The plaintiff is in the drilling business and employed defendant to dig some pits for him on the Hunter lease near Cross Cut in Brown County. Defendant moved in and dug one pit and made a trip or two through another pit and left the tractor in a pit when he quit. The fire occurred the next morning. Plaintiff’s winch truck that burned was parked about 50 feet from the pits. Defendant was operating an HD-11 — Allis Chalmers tractor and was using diesel for fuel. Plaintiff and his crew left the location about eight o’clock on the morning of the fire and returned about ten o’clock that morning. The fire that burned plaintiff’s truck was started in some manner during plaintiff’s absence. The plaintiff saw tracks of the tractor about the center of the burned area when he returned at ten o’clock.

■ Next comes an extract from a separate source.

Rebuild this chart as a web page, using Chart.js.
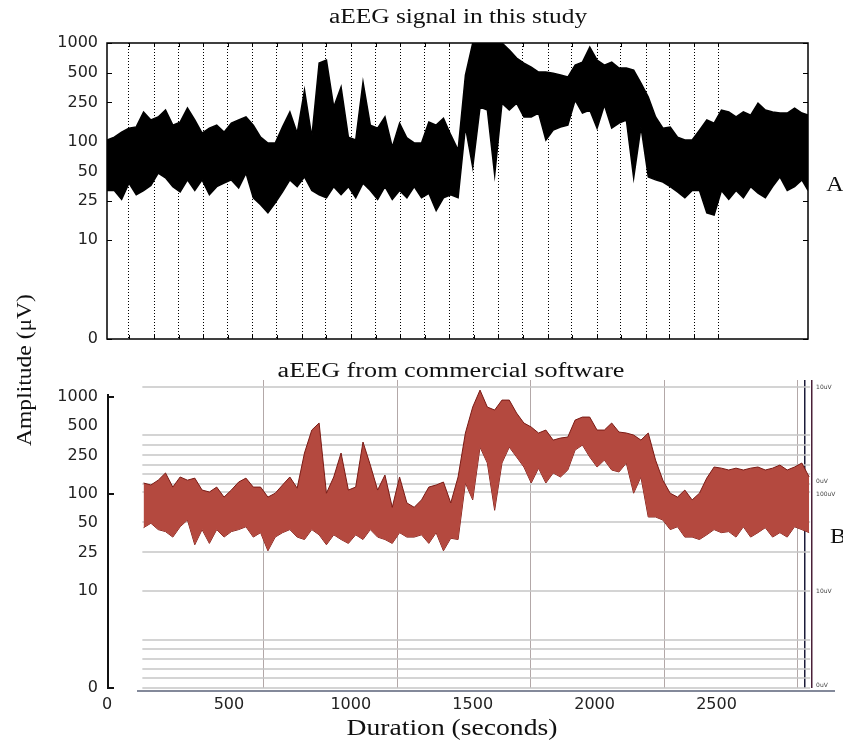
<!DOCTYPE html>
<html>
<head>
<meta charset="utf-8">
<script src="https://cdn.jsdelivr.net/npm/chart.js@4.4.1/dist/chart.umd.min.js"></script>
<style>
  html, body { margin: 0; padding: 0; background: #fff; }
  #wrap { position: relative; width: 843px; height: 742px; }
  #wrap canvas { position: absolute; left: 0; top: 0; }
</style>
</head>
<body>
<div id="wrap">
  <canvas id="chartB" width="843" height="742"></canvas>
  <canvas id="chartA" width="843" height="742"></canvas>
</div>
<script>
// amplitude ticks (µV) and duration ticks (s)
const yTickValues = [0, 10, 25, 50, 100, 250, 500, 1000];
const xTickValues = [0, 500, 1000, 1500, 2000, 2500];

// dotted guide lines of panel A (s)
const gridSecondsA = [90, 193, 295, 394, 496, 595, 697, 800, 898, 1001, 1103, 1202, 1304,
    1403, 1505, 1604, 1706, 1809, 1907, 2010, 2108, 2211, 2305, 2408, 2506];

// panel A: upper / lower margin of the aEEG band (µV)
const timesA = [0, 30, 60, 90, 120, 150, 180, 210, 240, 270, 300, 330, 360, 390, 420, 450, 480,
    510, 540, 570, 600, 630, 660, 690, 720, 750, 780, 810, 840, 870, 900, 930, 960, 990, 1020,
    1050, 1080, 1110, 1140, 1170, 1200, 1230, 1260, 1290, 1320, 1350, 1380, 1410, 1440, 1470,
    1500, 1530, 1560, 1590, 1620, 1650, 1680, 1710, 1740, 1770, 1800, 1830, 1860, 1890, 1920,
    1950, 1980, 2010, 2040, 2070, 2100, 2130, 2160, 2190, 2220, 2250, 2280, 2310, 2340, 2370,
    2400, 2430, 2460, 2490, 2520, 2550, 2580, 2610, 2640, 2670, 2700, 2730, 2760, 2790, 2820,
    2850, 2875];
const upperA = [104, 111, 125, 137, 141, 200, 166, 178, 209, 147,
    158, 219, 166, 122, 137, 147, 125, 154, 166, 178,
    147, 111, 97, 97, 141, 200, 122, 333, 111, 625,
    671, 224, 357, 111, 104, 402, 147, 137, 178, 88,
    154, 109, 97, 97, 158, 147, 173, 117, 82, 473,
    1000, 1000, 1000, 1000, 1000, 848, 703, 625, 570, 507,
    507, 495, 473, 452, 597, 640, 908, 671, 597, 640,
    557, 557, 531, 393, 283, 178, 137, 141, 111, 104,
    104, 131, 166, 154, 209, 200, 178, 200, 186, 246,
    209, 200, 195, 195, 219, 195, 186];
const lowerA = [32, 32, 26, 38, 29, 32, 36, 48, 43, 35,
    31, 41, 32, 41, 29, 35, 38, 41, 34, 48,
    27, 23, 19, 24, 31, 41, 35, 44, 32, 29,
    27, 35, 29, 35, 27, 38, 32, 26, 35, 26,
    32, 27, 35, 27, 30, 20, 27, 29, 27, 141,
    55, 224, 209, 46, 246, 209, 246, 178, 178, 195,
    104, 131, 141, 147, 264, 195, 209, 137, 235, 137,
    154, 166, 43, 141, 44, 41, 39, 35, 31, 27,
    32, 32, 19, 18, 32, 26, 32, 27, 35, 30,
    27, 35, 44, 32, 35, 41, 32];

// panel B: commercial software trace (µV)
const timesB = [150, 180, 210, 240, 270, 300, 330, 360, 390, 420, 450, 480, 510, 540, 570, 600,
    630, 660, 690, 720, 750, 780, 810, 840, 870, 900, 930, 960, 990, 1020, 1050, 1080, 1110,
    1140, 1170, 1200, 1230, 1260, 1290, 1320, 1350, 1380, 1410, 1440, 1470, 1500, 1530, 1560,
    1590, 1620, 1650, 1680, 1710, 1740, 1770, 1800, 1830, 1860, 1890, 1920, 1950, 1980, 2010,
    2040, 2070, 2100, 2130, 2160, 2190, 2220, 2250, 2280, 2310, 2340, 2370, 2400, 2430, 2460,
    2490, 2520, 2550, 2580, 2610, 2640, 2670, 2700, 2730, 2760, 2790, 2820, 2850, 2880];
const upperB = [130, 124, 139, 165, 118, 150, 139, 146, 110, 105,
    118, 93, 110, 133, 146, 118, 118, 93, 102, 124,
    150, 115, 265, 457, 540, 102, 150, 265, 110, 118,
    344, 199, 110, 157, 73, 150, 81, 73, 87, 118,
    124, 133, 81, 150, 426, 789, 1180, 789, 735, 931,
    931, 684, 540, 491, 426, 457, 360, 378, 387, 579,
    622, 622, 457, 457, 540, 436, 426, 406, 360, 426,
    224, 139, 102, 93, 110, 87, 102, 146, 190, 185,
    177, 185, 177, 185, 190, 177, 185, 199, 177, 190,
    209, 150];
const lowerB = [45, 50, 43, 41, 36, 46, 54, 30, 43, 31,
    43, 36, 41, 43, 46, 36, 40, 26, 36, 40,
    43, 36, 34, 43, 38, 30, 38, 34, 31, 38,
    34, 43, 36, 34, 31, 40, 36, 36, 38, 31,
    40, 26, 35, 34, 130, 87, 305, 209, 68, 209,
    305, 241, 190, 130, 185, 130, 165, 150, 177, 284,
    320, 241, 190, 224, 177, 169, 209, 102, 150, 58,
    58, 54, 43, 46, 36, 36, 34, 38, 43, 40,
    41, 36, 46, 36, 40, 45, 36, 40, 36, 46,
    43, 40];

// grid of the commercial display pasted in panel B
const commercialGridUv = [0, 1, 2, 3, 4, 5, 10, 25, 51, 105, 127, 161, 199, 252, 320, 406, 1268];
const commercialGridSeconds = [640, 1190, 1739, 2285, 2834, 2863, 2892];
const commercialLabels = ["10uV", "0uV", "100uV", "10uV", "0uV"];
const commercialLabelUv = [1268, 136, 98, 10, 0.3];

const SERIF = '"Liberation Serif", "DejaVu Serif", serif';
const SANS = '"DejaVu Sans", sans-serif';

// aEEG amplitude axis: linear 0-10 µV, logarithmic above
function toT(v) {
    return v <= 10 ? v / 10 : 1 + Math.log10(v / 10);
}
function fromT(t) {
    return t <= 1 ? t * 10 : Math.pow(10, t);
}

class AeegScale extends Chart.Scale {
    determineDataLimits() {
        this.min = 0;
        this.max = this.options.max;
    }
    buildTicks() {
        return yTickValues.map(v => ({ value: v }));
    }
    getLabelForValue(v) {
        return String(v);
    }
    getPixelForValue(v) {
        return this.getPixelForDecimal(toT(v) / toT(this.max));
    }
    getValueForPixel(p) {
        return fromT(this.getDecimalForPixel(p) * toT(this.max));
    }
}
AeegScale.id = "aeeg";
AeegScale.defaults = {};
Chart.register(AeegScale);

function points(times, vals) {
    return times.map((t, i) => ({ x: t, y: vals[i] }));
}

// draws free text (stretched serif like the figure)
const panelText = {
    id: "panelText",
    afterDraw(chart, args, opts) {
        const ctx = chart.ctx;
        (opts.items || []).forEach(it => {
            ctx.save();
            ctx.translate(it.x, it.y);
            if (it.rot) ctx.rotate(it.rot);
            ctx.scale(it.sx || 1, 1);
            ctx.font = `${it.size}px ${it.family || SERIF}`;
            ctx.fillStyle = it.color || "#111";
            ctx.textAlign = "center";
            ctx.textBaseline = "middle";
            ctx.fillText(it.text, 0, 0);
            ctx.restore();
        });
    }
};

// frame + inward ticks of panel A
const frameA = {
    id: "frameA",
    afterDraw(chart) {
        const { ctx, chartArea: a } = chart;
        const xs = chart.scales.x, ys = chart.scales.y;
        ctx.save();
        ctx.strokeStyle = "#000";
        ctx.lineWidth = 1;
        ctx.beginPath();
        ys.ticks.forEach(t => {
            const y = Math.round(ys.getPixelForValue(t.value)) + 0.5;
            ctx.moveTo(a.left, y); ctx.lineTo(a.left + 5, y);
            ctx.moveTo(a.right, y); ctx.lineTo(a.right - 5, y);
        });
        xs.ticks.forEach(t => {
            const x = Math.round(xs.getPixelForValue(t.value)) + 0.5;
            ctx.moveTo(x, a.top); ctx.lineTo(x, a.top + 4);
            ctx.moveTo(x, a.bottom); ctx.lineTo(x, a.bottom - 4);
        });
        ctx.stroke();
        ctx.lineWidth = 1.5;
        ctx.strokeRect(a.left, a.top, a.right - a.left, a.bottom - a.top);
        ctx.restore();
    }
};

// grid lines, axes and small labels of the commercial display
const overlayB = {
    id: "overlayB",
    beforeDatasetsDraw(chart) {
        const ctx = chart.ctx;
        const xs = chart.scales.x, ys = chart.scales.y;
        const x1 = xs.getPixelForValue(145), x2 = xs.getPixelForValue(2884);
        ctx.save();
        ctx.strokeStyle = "#c6c6c6";
        ctx.lineWidth = 1.5;
        ctx.beginPath();
        commercialGridUv.forEach(v => {
            const y = Math.round(ys.getPixelForValue(v));
            ctx.moveTo(x1, y); ctx.lineTo(x2, y);
        });
        ctx.stroke();
        ctx.restore();
    },
    afterDraw(chart) {
        const { ctx, chartArea: a } = chart;
        const xs = chart.scales.x, ys = chart.scales.y;
        ctx.save();
        // amplitude axis
        ctx.strokeStyle = "#111";
        ctx.lineWidth = 2;
        ctx.beginPath();
        ctx.moveTo(a.left + 1, ys.getPixelForValue(1000) - 3);
        ctx.lineTo(a.left + 1, a.bottom);
        [1000, 100, 0].forEach(v => {
            const y = Math.round(ys.getPixelForValue(v));
            ctx.moveTo(a.left, y); ctx.lineTo(a.left + 7, y);
        });
        ctx.stroke();
        // duration axis
        ctx.strokeStyle = "#5a6278";
        ctx.lineWidth = 1.5;
        ctx.beginPath();
        ctx.moveTo(xs.getPixelForValue(123), a.bottom + 3);
        ctx.lineTo(a.right, a.bottom + 3);
        ctx.stroke();
        // labels of the commercial display
        ctx.fillStyle = "#444";
        ctx.font = `6px ${SANS}`;
        ctx.textBaseline = "middle";
        const lx = xs.getPixelForValue(2892) + 4;
        commercialLabels.forEach((s, i) => {
            ctx.fillText(s, lx, ys.getPixelForValue(commercialLabelUv[i]));
        });
        ctx.restore();
    }
};

const tickFont = { family: SANS, size: 16 };

new Chart(document.getElementById("chartB"), {
    type: "line",
    data: {
        datasets: [
            { data: points(timesB, upperB), borderColor: "#7a1a14", backgroundColor: "#b4493f",
              borderWidth: 1, fill: "+1", pointRadius: 0 },
            { data: points(timesB, lowerB), borderColor: "#7a1a14", borderWidth: 1,
              fill: false, pointRadius: 0 }
        ]
    },
    options: {
        responsive: false,
        animation: false,
        devicePixelRatio: 1,
        layout: { padding: { top: 380, right: 8, bottom: 14, left: 0 } },
        plugins: {
            legend: { display: false },
            tooltip: { enabled: false },
            panelText: {
                items: [
                    { text: "aEEG from commercial software", x: 451, y: 372, size: 20, sx: 1.31 },
                    { text: "Amplitude (\u03bcV)", x: 25, y: 370, size: 22, sx: 1.07, rot: -Math.PI / 2 },
                    { text: "Duration (seconds)", x: 452, y: 729, size: 24, sx: 1.15 },
                    { text: "B", x: 838, y: 537, size: 21, sx: 1.15 }
                ]
            }
        },
        scales: {
            x: {
                type: "linear", min: 0, max: 2986,
                afterBuildTicks: s => { s.ticks = xTickValues.map(v => ({ value: v })); },
                afterFit: s => { s.height = 40; },
                ticks: { color: "#222", font: tickFont, padding: 7, maxRotation: 0, autoSkip: false,
                         callback: v => String(v) },
                grid: { display: false, drawTicks: false },
                border: { display: false }
            },
            xg: {
                type: "linear", position: "bottom", min: 0, max: 2986,
                afterBuildTicks: s => { s.ticks = commercialGridSeconds.map(v => ({ value: v })); },
                afterFit: s => { s.height = 0; },
                ticks: { display: false },
                grid: {
                    drawTicks: false,
                    color: c => c.tick && c.tick.value > 2880 ? "#4a2038" : (c.tick && c.tick.value > 2850 ? "#1c1c3a" : "#b3a8a8"),
                    lineWidth: c => c.tick && c.tick.value > 2850 ? 1.5 : 1
                },
                border: { display: false }
            },
            y: {
                type: "aeeg", max: 1500,
                afterFit: s => { s.width = 107; },
                ticks: { color: "#222", font: tickFont, padding: 9, autoSkip: false },
                grid: { display: false, drawTicks: false },
                border: { display: false }
            }
        }
    },
    plugins: [overlayB, panelText]
});

new Chart(document.getElementById("chartA"), {
    type: "line",
    data: {
        datasets: [
            { data: points(timesA, upperA), borderColor: "#000", backgroundColor: "#000",
              borderWidth: 1.5, fill: "+1", pointRadius: 0 },
            { data: points(timesA, lowerA), borderColor: "#000", borderWidth: 1.5,
              fill: false, pointRadius: 0 }
        ]
    },
    options: {
        responsive: false,
        animation: false,
        devicePixelRatio: 1,
        layout: { padding: { top: 43, right: 35, bottom: 403, left: 0 } },
        plugins: {
            legend: { display: false },
            tooltip: { enabled: false },
            panelText: {
                items: [
                    { text: "aEEG signal in this study", x: 458, y: 18, size: 20, sx: 1.27 },
                    { text: "A", x: 835, y: 185, size: 21, sx: 1.15 }
                ]
            }
        },
        scales: {
            x: {
                type: "linear", min: 0, max: 2875,
                afterBuildTicks: s => { s.ticks = gridSecondsA.map(v => ({ value: v })); },
                afterFit: s => { s.height = 0; },
                ticks: { display: false },
                grid: { color: "#000", lineWidth: 1, drawTicks: false },
                border: { display: false, dash: [1, 2] }
            },
            y: {
                type: "aeeg", max: 1000,
                afterFit: s => { s.width = 107; },
                ticks: { color: "#222", font: tickFont, padding: 9, autoSkip: false },
                grid: { display: false, drawTicks: false },
                border: { display: false }
            }
        }
    },
    plugins: [frameA, panelText]
});
</script>
</body>
</html>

The plaintiff had the burden of tracing the fire to the defendant’s tractor. There was no direct evidence that the tractor started the fire. Has the plaintiff established by circumstantial evidence that the fire that destroyed his property was ig*480nited by flame or carbon slugs from the defendant’s tractor? The defendant testified that the tractor had a cracked head; that any tractor that burns diesel and has governors will throw flames out the exhaust pipe; that the flames under certain conditions would be sufficient to ignite fire in grass and weeds if they were next to the exhaust pipe. The plaintiff testified that the evening before the fire occurred the following morning the tractor was “loading up” and throwing flames and carbon slugs; that carbon slugs were hot when the motor is running; that he does not know what caused the fire and knows of no witnesses to the fire.

After carefully considering the evidence and viewing it in the light most favorable to the judgment, we have concluded plaintiff has failed to trace the fire that burned his truck to the defendant’s tractor and has, therefore, failed to establish negligence and proximate cause.

Judgment is reversed and the cause is remanded.